5) Why the novel still feels alive in 2026

The book stays alive because its deepest problem has not expired. Hurston asks what freedom feels like when speech, love, labor, dignity, and public judgment keep crossing each other in the same life.[1][2][4] Janie does not win by becoming abstractly modern. She wins, if that word can be used at all, by learning to gather the pieces of her life into a form she can speak without asking hostile authorities to certify it first.[2][3]

That is the reception lesson too. Their Eyes Were Watching God did not become durable because later readers forgot the argument around it. It became durable because the argument itself turned out to be central. What seemed unserious to some 1937 critics now looks like one of Hurston's strongest claims: that Black vernacular life, especially Black women's speech, is not side material waiting to be converted into a sanctioned "issue." It is already a site of theory, comedy, erotic intelligence, conflict, and self-making.[1][2][3]

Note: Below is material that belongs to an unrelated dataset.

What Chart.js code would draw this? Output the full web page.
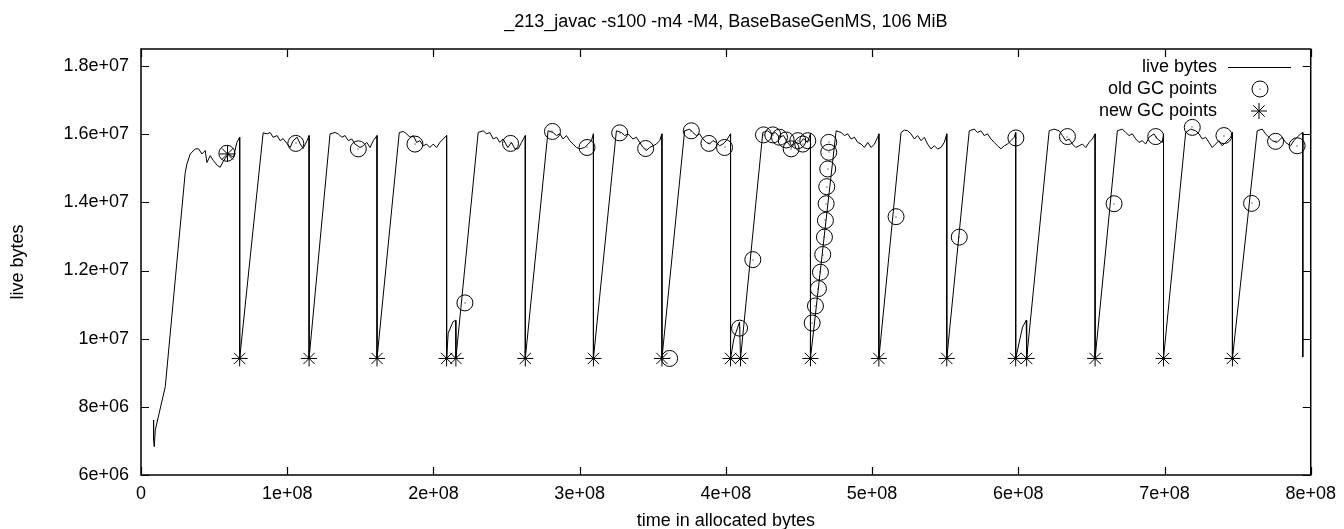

So the novel's movement from controversy to canon is best understood not as a softening, but as a correction in literary hearing. Readers gradually learned that the book's politics were inseparable from its form. Janie's afterlife began the moment the culture became capable of listening to the life she was narrating.

Sources

  1. National Endowment for the Arts, "Their Eyes Were Watching God" (Big Read guide with publication, reception, and revival context).
  2. Encyclopaedia Britannica, "Their Eyes Were Watching God" (summary, themes, voice, and reception overview).
  3. Rafia Zafar, "A new 'model of black selfhood,' and a heroine ahead of her time, in Their Eyes Were Watching God." Library of America.
  4. Zora Neale Hurston Trust, "Their Eyes Were Watching God" (official book page and current framing).
  5. Library of Congress, "Zora Neale Hurston: A Resource Guide" (biographical context and links to digitized portrait materials).
  6. Wikimedia Commons, "File:Hurston, Zora Neale 4 (cropped).jpg" (lead-image source page).